Can some please give me advice if I am going to the right direction? If yes, how should I proceed further.
Thank you for your help in advance.
Thank you for your reply Chiro.
What I am trying to find out is;
Based on the store sales qty, identity which store should be identified as a "SMALL" store, which store should be identify as "LARGE" store.
A "SMALL" store means the store is selling more of the small size compare to the average. Same logic goes to "LARGE" store.
I have a solution in mind but I am not sure if it is the correct way to solve this.
I will take the % contribution of Size XS of all stores and calculate the average and the average deviation. Then store with % contribution for size XS higher than the average + 1*sd will be a "SMALL" store, and store with % contribution for size XS higher than the average + 2*sd will be a "XS" store...
Then do the same for size XL...
One thing to point out is that your data may not be normally distributed.
However you can still do the kinds of things by specifying quantile information for what is a "XS" store and other categories.
What you do is you get your sample and get what is called an empirical distribution. You then say select the regions for "XS" and so on. For example "XS" might be top 10% (so this is the 0.9-1.0 range of cumulative probability), the next might be 20% (so 0.7-0.9 cumulative probability), next might be top 30% (so 0.4-0.7 cumulative probability) and so on.
In a normal distribution you do the same thing as above except because the Normal is symmetric, it means that you get simplifications.

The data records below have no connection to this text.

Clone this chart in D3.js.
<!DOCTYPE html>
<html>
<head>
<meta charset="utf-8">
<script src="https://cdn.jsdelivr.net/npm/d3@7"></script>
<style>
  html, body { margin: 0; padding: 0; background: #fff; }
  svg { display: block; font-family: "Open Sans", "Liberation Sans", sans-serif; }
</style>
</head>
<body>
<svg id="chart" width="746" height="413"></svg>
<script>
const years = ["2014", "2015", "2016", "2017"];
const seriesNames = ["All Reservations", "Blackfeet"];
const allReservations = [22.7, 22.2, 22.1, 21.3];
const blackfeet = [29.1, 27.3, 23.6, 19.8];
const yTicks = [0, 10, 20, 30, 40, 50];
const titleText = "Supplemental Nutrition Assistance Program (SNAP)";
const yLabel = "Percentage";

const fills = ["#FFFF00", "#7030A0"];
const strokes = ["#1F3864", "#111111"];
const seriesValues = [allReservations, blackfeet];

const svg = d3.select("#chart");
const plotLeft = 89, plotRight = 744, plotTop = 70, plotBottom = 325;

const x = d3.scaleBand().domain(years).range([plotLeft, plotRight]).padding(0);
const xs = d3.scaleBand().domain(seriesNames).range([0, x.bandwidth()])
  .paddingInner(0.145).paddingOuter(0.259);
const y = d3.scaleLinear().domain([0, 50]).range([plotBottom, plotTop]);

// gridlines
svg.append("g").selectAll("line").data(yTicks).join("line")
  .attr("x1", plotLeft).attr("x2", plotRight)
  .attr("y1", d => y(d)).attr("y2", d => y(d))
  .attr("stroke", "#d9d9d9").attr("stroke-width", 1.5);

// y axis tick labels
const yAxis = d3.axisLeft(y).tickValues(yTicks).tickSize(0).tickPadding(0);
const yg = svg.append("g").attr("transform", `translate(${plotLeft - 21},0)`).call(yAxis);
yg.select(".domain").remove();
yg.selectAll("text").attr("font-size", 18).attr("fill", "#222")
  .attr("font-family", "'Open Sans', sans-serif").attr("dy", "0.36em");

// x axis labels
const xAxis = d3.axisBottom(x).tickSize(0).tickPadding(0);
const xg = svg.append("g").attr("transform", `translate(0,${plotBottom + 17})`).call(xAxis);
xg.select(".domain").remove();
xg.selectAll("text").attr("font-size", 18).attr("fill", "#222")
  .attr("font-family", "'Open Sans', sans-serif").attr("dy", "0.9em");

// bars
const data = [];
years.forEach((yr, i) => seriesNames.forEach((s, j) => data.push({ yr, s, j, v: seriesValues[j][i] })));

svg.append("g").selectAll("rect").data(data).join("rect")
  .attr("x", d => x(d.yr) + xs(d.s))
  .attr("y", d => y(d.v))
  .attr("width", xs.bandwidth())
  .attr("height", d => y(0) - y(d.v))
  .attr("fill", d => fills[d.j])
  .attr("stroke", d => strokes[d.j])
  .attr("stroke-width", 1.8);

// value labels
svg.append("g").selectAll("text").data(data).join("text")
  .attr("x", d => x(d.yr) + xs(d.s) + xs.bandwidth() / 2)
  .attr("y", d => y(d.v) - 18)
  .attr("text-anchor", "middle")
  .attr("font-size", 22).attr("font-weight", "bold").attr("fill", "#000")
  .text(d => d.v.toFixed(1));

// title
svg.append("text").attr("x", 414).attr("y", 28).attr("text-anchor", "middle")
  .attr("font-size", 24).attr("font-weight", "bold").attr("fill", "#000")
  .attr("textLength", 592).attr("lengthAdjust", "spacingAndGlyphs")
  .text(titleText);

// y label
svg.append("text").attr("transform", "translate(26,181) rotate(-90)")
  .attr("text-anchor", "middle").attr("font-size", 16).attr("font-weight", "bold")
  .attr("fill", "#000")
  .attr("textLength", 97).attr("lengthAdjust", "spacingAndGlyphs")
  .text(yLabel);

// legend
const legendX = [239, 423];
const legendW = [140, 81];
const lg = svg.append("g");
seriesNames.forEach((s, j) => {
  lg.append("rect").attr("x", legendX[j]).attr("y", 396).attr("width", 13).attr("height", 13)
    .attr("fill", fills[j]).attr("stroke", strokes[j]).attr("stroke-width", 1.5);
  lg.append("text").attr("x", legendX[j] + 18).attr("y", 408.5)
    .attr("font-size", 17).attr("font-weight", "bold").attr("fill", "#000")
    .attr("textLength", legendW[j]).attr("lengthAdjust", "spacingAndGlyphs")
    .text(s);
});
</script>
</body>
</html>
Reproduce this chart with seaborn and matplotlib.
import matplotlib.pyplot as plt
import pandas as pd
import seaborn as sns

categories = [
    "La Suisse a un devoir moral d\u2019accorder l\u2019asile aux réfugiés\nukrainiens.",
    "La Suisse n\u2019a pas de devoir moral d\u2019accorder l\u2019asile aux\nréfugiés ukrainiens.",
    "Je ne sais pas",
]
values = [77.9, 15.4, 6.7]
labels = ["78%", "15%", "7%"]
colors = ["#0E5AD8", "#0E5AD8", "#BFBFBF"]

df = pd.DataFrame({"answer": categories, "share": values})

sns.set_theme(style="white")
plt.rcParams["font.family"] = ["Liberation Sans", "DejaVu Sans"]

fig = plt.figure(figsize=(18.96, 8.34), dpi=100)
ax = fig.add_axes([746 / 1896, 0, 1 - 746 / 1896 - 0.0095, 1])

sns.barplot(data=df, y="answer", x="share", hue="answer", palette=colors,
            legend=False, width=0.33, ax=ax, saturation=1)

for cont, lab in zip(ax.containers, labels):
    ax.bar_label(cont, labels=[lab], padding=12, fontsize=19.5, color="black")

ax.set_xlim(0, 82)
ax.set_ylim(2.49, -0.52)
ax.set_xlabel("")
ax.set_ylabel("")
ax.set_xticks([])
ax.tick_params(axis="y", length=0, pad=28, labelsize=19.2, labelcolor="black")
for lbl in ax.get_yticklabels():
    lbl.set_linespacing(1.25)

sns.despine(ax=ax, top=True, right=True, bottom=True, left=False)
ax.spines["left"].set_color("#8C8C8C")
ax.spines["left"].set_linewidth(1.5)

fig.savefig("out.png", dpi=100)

So when you use a normal distribution +- 1 standard deviation is roughly 66%, +- 2 is roughly 95%, +- 3 is roughly 99.7% and so on.
But this assume normality and you can't always assume this, but what you can do is use exactly the same idea but for the distribution represented by your data and not by an assumption.

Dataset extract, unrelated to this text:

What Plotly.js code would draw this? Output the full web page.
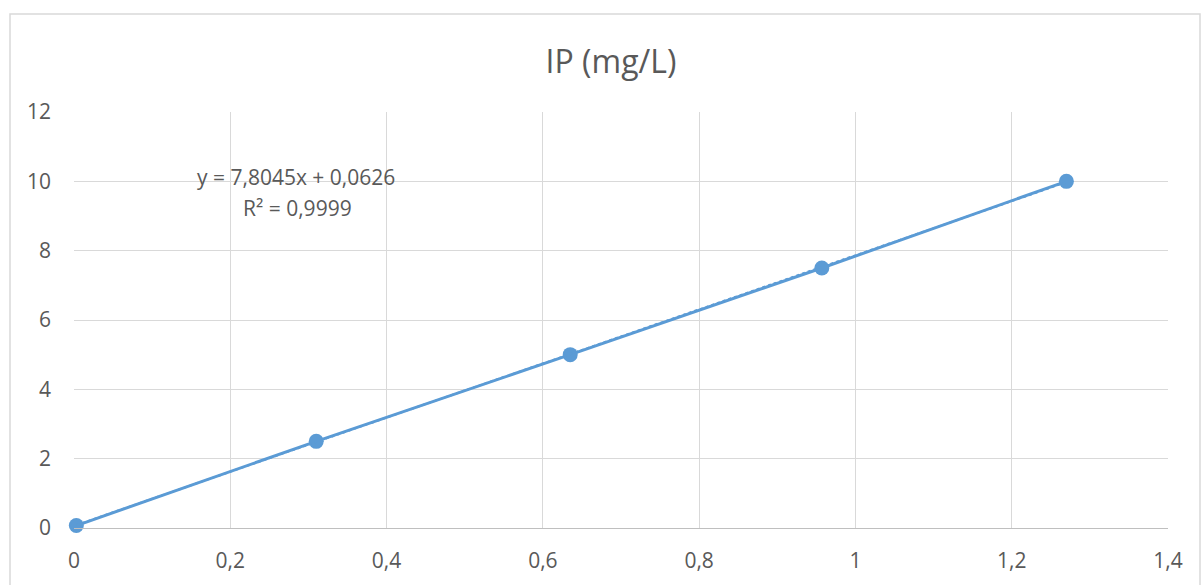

Also Remember that +- includes not only data that are 2 s.d.'s in the positive direction, but also 2 s.d's in the negative: this is why I proposed breaking it in regions from the top, but if you had a reason for doing the above then just ignore that comment.
Excel should have a way to calculate the cumulative probability of an observation given a sample distribution (what I call empirical above).
Thank you for your reply again Chiro,
I did some research on the empirical distribution. The solution you proposed will group a fix number of store into each size group, because it is defining based on the cumulative probability and the cumulative probability depends on "n", in this case stores. Is this correct? Please advice.
If that is the case, this might not be the best solution to this problem. We would like to, for example, assign a store to "XS" only if they are selling a high Qty of XS. If no store is selling a lot of XS, then there will be no XS store.
Using the empirical distribution, a fixed number of store will be assigned as "XS" even if they do not sell an obvious high portion of XS compare to other sizes.
You can filter the data by requirements that you only get stuff in the size distribution if it meets a certain threshold if you wish.
The cumulative distribution will depend on the different numbers of values that the distribution can take: this is up to you and is also based on the nature of your data.